例えば、私が関わった例でも、社長がまだ独立して間もない頃、社長自ら営業を行っていたために、自分の開発した商品がどれだけ他社のものと比べて優れているのかが良く分かっていて、実際に業界からも注目を集めていた企業があった。しかし、手ごたえを感じた社長がその後営業強化のために人を増やし始めたとたん、もともと最小の人数でぎりぎりで回している状態なので新しく採用した人への目配りが疎かになってしまい、新しく採用した営業マンが「自分とは関わりのないところで作られた商品で、それを売ることを単なる役割としてしか見ていない」という状態を起こしてしまっていたことがあった。
自社商品に自信を持つ営業、持たない営業
この新しい営業マンを一方的に責めることもできないが、実は営業の担当と肩書が付いているだけで、大して自社の商品やサービスの実力を知らずに、他社とのそれの違いなども十分に知らず、また使った経験もなく営業している人が結構たくさんいるものだ。このような営業マンと、絶対的に自社の商品・サービスに自信を持っている営業マンとでは、全然違った結果が生まれるのは当り前のことだ。最近では「正社員でない」ことを言い訳にする営業の担当者もいるが、正社員であろうがなかろうが、営業という職種を考える時、誰より詳細に自社の商品・サービスについて知っているべきだし、「これは絶対に顧客に喜ばれるものだ」という確信を欠かすことはできない。

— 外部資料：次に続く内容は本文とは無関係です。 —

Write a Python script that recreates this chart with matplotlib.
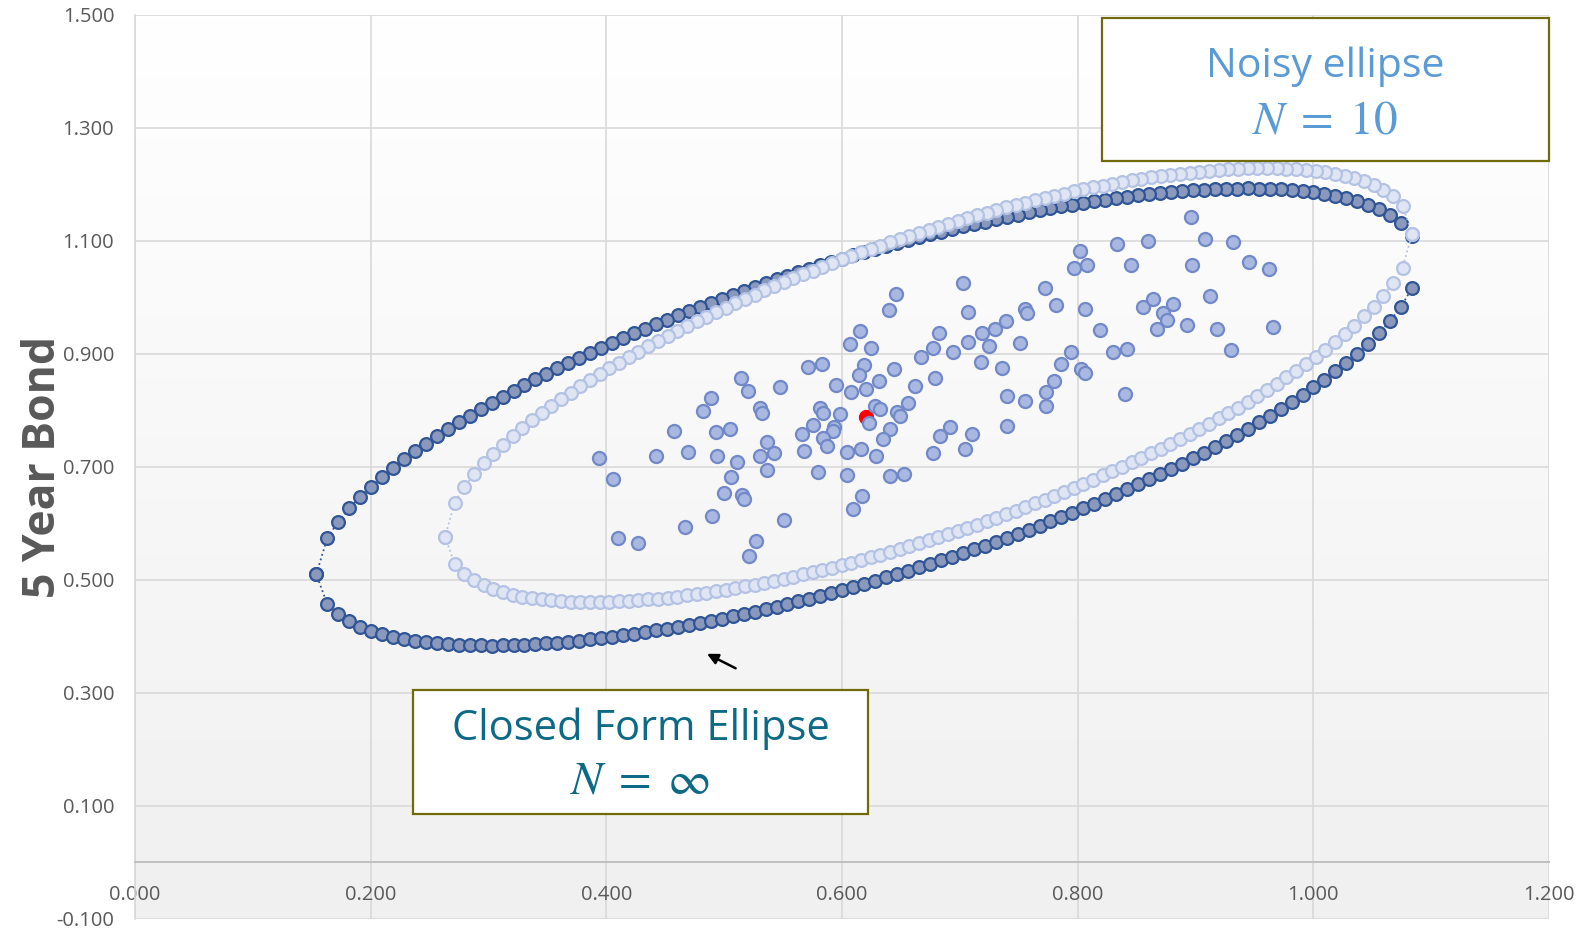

自社の営業でそれができていないようであれば、ここは原点に立ち戻り、自社商品・サービスの開発の経緯から勉強し直すべきだろう。肝心なのはどんな顧客の、どんな課題、ニーズに応えるものなのかということをしっかり掴むことだ。そして、それぞれの企業が顧客の課題やニーズに対応するために存在すること、企業はそのために商品やサービスづくりを行っていること、営業はそれを顧客につなぐ役割を果たすところであることをしっかり押さえなければならない。
顧客を喜ばす営業
営業を得意にする担当者は間違いなく、自社の商品・サービスに自信を持っている。念のために言うと、それはその商品・サービスを開発する技術力が優れているというより、設計開発の段階からどの顧客に、どんな課題やニーズに対応しているのかがはっきりしているということだ。狙いがはっきりしているので、顧客に対する営業も前向きな姿勢を維持することができ、顧客の役に立てているという強い思いを持つことができる。自分のしていることが顧客を喜ばすことにつながるという理解ができれば、こんなに強い営業はない。
「顧客を喜ばす営業」に遠慮などいるはずはない。さらに、自社の商品・サービスに関連して、使い方のアドバイスや独自のアレンジなどを付け加えて、とことん顧客の悩みに応えることができれば、一層の信頼の獲得もできるに違いない。以上、見てきたように、本来の営業の姿には嫌なプロセスなど何一つないことが分かる。すべてはとらえ方の問題だろう。そもそも、「何のために企業があるのか」―その根底部分を忘れないで、自社の商品・サービスに自信を持つこと。このマインドセットがあれば営業はうまく回るのに違いない。